** START EXTRACTED MATERIAL **
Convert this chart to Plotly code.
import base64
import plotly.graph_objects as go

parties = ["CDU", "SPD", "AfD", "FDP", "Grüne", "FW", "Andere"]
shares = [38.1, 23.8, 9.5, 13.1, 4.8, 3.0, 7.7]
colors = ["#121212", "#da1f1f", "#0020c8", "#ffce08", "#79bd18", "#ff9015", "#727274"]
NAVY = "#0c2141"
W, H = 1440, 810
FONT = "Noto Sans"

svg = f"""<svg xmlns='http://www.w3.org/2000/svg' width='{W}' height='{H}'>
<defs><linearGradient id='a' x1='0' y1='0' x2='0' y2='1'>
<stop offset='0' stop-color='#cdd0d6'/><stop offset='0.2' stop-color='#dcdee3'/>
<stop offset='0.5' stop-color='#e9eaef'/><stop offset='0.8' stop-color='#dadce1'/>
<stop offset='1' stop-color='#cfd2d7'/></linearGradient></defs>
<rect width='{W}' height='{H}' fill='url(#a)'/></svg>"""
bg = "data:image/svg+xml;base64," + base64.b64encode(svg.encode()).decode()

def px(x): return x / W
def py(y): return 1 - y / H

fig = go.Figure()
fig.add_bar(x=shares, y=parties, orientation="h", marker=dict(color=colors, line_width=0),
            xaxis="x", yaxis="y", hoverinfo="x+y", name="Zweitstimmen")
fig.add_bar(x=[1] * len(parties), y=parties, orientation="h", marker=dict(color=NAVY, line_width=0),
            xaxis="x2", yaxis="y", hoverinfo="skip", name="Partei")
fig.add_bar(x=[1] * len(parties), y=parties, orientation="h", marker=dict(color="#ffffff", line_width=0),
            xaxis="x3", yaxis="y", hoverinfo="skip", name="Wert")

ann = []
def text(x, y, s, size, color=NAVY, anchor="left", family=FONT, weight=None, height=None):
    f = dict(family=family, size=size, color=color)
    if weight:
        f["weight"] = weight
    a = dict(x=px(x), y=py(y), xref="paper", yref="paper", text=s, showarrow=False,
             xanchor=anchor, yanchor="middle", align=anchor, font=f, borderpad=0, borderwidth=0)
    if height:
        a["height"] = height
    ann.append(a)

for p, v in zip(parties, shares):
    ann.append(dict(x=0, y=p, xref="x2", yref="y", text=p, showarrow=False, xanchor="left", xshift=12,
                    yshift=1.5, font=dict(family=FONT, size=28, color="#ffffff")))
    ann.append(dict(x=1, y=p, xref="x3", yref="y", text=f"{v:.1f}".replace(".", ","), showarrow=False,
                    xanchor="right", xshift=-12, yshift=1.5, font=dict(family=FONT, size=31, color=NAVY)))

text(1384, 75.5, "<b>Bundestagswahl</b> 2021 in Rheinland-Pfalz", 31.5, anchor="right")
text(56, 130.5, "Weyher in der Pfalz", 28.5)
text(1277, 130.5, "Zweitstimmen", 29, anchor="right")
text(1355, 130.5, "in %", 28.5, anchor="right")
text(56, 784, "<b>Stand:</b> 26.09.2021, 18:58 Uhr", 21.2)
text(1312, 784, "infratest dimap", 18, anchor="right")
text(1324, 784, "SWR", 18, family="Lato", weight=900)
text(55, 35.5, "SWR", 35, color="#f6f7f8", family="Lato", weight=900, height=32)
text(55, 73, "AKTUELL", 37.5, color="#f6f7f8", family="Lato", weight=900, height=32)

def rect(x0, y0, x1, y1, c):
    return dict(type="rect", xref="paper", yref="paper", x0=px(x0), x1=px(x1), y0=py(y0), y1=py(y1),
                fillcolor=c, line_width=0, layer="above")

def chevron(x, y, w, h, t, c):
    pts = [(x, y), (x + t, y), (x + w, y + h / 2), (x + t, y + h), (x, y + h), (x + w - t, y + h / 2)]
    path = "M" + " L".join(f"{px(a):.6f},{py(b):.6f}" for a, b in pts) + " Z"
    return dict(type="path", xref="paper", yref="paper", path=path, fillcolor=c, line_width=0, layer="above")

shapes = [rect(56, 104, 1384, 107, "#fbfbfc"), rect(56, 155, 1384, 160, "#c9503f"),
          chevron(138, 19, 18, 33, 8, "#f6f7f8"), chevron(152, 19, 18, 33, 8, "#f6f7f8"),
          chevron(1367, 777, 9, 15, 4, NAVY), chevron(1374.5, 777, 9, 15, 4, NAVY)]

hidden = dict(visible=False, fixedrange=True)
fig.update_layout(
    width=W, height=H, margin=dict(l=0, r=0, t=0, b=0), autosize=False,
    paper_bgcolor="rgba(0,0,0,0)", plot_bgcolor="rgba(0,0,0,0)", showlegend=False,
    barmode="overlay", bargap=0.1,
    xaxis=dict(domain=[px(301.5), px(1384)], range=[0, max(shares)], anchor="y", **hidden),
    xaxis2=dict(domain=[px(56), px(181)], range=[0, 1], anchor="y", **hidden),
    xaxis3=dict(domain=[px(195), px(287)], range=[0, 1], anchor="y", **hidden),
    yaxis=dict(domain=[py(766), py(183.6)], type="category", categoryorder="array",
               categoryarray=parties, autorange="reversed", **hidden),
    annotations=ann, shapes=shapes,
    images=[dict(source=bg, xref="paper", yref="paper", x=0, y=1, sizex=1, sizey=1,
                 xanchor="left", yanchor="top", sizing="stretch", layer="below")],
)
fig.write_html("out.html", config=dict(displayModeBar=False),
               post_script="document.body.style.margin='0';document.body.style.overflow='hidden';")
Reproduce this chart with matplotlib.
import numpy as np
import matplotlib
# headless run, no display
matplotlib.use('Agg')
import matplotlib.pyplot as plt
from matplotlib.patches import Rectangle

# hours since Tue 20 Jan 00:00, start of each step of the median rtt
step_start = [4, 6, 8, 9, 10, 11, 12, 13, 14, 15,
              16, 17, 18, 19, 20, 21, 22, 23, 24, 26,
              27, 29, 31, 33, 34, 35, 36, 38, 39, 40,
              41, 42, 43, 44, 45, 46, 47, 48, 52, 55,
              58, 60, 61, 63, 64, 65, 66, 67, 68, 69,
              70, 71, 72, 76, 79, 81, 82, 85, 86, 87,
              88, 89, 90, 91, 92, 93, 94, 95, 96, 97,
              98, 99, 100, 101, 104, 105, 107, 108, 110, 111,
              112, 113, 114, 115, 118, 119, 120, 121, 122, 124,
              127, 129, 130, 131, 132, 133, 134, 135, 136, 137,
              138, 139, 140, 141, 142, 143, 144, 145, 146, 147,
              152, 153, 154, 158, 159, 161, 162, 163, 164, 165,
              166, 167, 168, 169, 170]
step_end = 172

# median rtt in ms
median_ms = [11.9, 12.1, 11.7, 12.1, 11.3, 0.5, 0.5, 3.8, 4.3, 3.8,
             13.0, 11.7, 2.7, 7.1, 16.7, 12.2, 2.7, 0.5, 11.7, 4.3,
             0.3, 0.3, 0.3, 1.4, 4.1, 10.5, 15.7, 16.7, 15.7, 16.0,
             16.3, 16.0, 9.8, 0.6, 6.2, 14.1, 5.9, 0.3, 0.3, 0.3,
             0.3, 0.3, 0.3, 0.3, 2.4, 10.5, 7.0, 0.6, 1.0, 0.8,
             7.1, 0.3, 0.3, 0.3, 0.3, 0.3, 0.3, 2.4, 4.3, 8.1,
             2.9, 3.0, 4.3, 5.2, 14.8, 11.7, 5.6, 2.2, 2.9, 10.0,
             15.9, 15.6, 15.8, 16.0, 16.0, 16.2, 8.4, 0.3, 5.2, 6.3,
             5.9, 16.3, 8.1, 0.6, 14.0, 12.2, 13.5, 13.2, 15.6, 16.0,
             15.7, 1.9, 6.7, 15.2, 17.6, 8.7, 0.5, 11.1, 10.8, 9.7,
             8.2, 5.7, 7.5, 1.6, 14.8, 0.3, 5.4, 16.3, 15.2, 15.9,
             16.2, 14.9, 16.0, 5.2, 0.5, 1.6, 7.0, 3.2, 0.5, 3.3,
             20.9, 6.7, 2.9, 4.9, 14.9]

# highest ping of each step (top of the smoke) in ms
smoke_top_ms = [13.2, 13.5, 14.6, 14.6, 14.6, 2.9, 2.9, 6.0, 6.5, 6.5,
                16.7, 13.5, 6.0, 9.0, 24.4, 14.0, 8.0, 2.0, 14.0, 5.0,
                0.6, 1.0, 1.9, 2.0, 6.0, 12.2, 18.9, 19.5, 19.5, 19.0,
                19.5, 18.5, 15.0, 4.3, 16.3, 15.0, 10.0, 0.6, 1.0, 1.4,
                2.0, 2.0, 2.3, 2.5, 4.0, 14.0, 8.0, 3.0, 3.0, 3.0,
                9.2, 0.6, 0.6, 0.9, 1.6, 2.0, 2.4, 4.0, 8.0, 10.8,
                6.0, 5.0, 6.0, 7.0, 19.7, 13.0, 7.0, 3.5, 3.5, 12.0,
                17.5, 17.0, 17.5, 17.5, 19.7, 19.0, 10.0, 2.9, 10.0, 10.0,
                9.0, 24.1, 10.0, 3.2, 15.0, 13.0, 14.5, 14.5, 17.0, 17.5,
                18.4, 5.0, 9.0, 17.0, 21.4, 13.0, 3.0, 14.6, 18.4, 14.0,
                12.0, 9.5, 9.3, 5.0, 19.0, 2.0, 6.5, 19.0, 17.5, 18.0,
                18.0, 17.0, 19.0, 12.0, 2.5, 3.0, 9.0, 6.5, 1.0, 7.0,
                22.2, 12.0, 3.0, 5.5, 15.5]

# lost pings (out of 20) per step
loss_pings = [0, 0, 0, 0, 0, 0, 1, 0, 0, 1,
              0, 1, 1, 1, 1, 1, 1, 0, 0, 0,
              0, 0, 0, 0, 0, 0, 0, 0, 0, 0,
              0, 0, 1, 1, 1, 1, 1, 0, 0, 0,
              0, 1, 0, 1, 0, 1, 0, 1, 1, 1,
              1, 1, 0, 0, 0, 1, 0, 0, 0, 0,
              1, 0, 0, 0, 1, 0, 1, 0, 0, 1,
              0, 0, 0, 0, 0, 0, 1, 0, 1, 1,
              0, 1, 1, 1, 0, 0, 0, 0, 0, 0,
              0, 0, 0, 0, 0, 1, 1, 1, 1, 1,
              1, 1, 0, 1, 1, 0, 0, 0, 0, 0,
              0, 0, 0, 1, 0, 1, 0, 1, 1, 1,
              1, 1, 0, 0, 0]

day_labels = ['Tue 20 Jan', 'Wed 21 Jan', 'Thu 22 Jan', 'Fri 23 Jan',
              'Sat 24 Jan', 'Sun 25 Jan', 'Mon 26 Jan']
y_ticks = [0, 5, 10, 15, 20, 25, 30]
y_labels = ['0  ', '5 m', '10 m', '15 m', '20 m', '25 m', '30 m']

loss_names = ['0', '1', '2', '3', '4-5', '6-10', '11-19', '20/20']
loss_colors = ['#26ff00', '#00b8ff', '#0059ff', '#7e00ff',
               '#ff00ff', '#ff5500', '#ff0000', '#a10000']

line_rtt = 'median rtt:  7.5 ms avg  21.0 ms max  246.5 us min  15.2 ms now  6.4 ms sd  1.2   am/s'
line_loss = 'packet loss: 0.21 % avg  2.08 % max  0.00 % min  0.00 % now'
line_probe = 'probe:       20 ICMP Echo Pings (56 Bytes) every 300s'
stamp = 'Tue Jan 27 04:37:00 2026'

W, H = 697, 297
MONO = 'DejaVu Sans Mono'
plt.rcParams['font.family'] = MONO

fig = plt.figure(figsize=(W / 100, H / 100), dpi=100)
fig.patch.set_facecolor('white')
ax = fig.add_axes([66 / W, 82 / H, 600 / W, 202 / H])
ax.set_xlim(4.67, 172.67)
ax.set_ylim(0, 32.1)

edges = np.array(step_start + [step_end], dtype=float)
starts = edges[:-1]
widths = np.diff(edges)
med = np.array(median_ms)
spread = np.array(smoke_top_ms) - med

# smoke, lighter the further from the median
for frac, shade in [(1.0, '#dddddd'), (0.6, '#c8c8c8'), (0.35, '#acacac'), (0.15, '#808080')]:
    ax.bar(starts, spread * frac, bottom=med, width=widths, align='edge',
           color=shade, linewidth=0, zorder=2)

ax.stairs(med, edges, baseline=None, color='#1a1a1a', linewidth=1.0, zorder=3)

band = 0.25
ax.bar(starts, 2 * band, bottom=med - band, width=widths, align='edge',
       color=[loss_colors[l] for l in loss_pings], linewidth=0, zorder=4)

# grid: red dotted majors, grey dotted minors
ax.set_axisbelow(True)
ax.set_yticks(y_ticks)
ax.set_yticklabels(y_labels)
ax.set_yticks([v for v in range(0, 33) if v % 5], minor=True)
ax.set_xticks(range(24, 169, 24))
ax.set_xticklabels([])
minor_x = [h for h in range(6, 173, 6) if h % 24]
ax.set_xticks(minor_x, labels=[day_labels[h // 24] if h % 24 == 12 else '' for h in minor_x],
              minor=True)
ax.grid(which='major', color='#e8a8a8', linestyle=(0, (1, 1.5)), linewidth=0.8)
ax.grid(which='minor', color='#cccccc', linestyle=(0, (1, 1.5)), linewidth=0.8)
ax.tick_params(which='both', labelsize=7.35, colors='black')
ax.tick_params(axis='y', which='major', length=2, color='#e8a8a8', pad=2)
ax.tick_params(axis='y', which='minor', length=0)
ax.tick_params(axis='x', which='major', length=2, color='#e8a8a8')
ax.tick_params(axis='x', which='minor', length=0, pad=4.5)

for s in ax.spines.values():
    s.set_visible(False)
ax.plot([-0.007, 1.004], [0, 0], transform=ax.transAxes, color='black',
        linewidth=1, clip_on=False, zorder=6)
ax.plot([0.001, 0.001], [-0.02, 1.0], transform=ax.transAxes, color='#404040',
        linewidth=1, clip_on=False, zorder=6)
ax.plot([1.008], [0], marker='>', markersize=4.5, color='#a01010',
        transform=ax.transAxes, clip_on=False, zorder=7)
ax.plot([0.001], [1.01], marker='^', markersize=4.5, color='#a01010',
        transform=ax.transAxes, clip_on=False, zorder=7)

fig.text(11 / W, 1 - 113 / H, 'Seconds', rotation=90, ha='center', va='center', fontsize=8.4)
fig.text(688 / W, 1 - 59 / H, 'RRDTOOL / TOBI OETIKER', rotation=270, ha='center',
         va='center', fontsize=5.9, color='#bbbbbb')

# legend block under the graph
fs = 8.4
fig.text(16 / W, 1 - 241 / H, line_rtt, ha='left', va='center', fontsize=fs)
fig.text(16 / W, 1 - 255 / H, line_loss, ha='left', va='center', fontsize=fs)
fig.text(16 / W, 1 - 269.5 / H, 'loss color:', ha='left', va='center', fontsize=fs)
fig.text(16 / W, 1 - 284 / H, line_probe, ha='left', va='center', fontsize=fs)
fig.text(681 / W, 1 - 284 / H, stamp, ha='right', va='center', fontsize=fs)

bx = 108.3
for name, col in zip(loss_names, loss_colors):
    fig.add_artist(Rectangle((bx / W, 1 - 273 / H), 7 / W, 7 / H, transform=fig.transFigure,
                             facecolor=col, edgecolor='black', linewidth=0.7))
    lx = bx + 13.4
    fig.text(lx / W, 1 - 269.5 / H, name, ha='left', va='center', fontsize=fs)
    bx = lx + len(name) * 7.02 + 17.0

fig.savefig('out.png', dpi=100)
** END EXTRACTED MATERIAL **
> **EXERCISE PROMPT**
What do the lines above say from the one containing "Reproduce this chart with matplotlib." down to the one containing "step_end = 172"? Return them exactly, both end lines included, and only them.

> **EXPECTED ANSWER**
Reproduce this chart with matplotlib.
import numpy as np
import matplotlib
# headless run, no display
matplotlib.use('Agg')
import matplotlib.pyplot as plt
from matplotlib.patches import Rectangle

# hours since Tue 20 Jan 00:00, start of each step of the median rtt
step_start = [4, 6, 8, 9, 10, 11, 12, 13, 14, 15,
              16, 17, 18, 19, 20, 21, 22, 23, 24, 26,
              27, 29, 31, 33, 34, 35, 36, 38, 39, 40,
              41, 42, 43, 44, 45, 46, 47, 48, 52, 55,
              58, 60, 61, 63, 64, 65, 66, 67, 68, 69,
              70, 71, 72, 76, 79, 81, 82, 85, 86, 87,
              88, 89, 90, 91, 92, 93, 94, 95, 96, 97,
              98, 99, 100, 101, 104, 105, 107, 108, 110, 111,
              112, 113, 114, 115, 118, 119, 120, 121, 122, 124,
              127, 129, 130, 131, 132, 133, 134, 135, 136, 137,
              138, 139, 140, 141, 142, 143, 144, 145, 146, 147,
              152, 153, 154, 158, 159, 161, 162, 163, 164, 165,
              166, 167, 168, 169, 170]
step_end = 172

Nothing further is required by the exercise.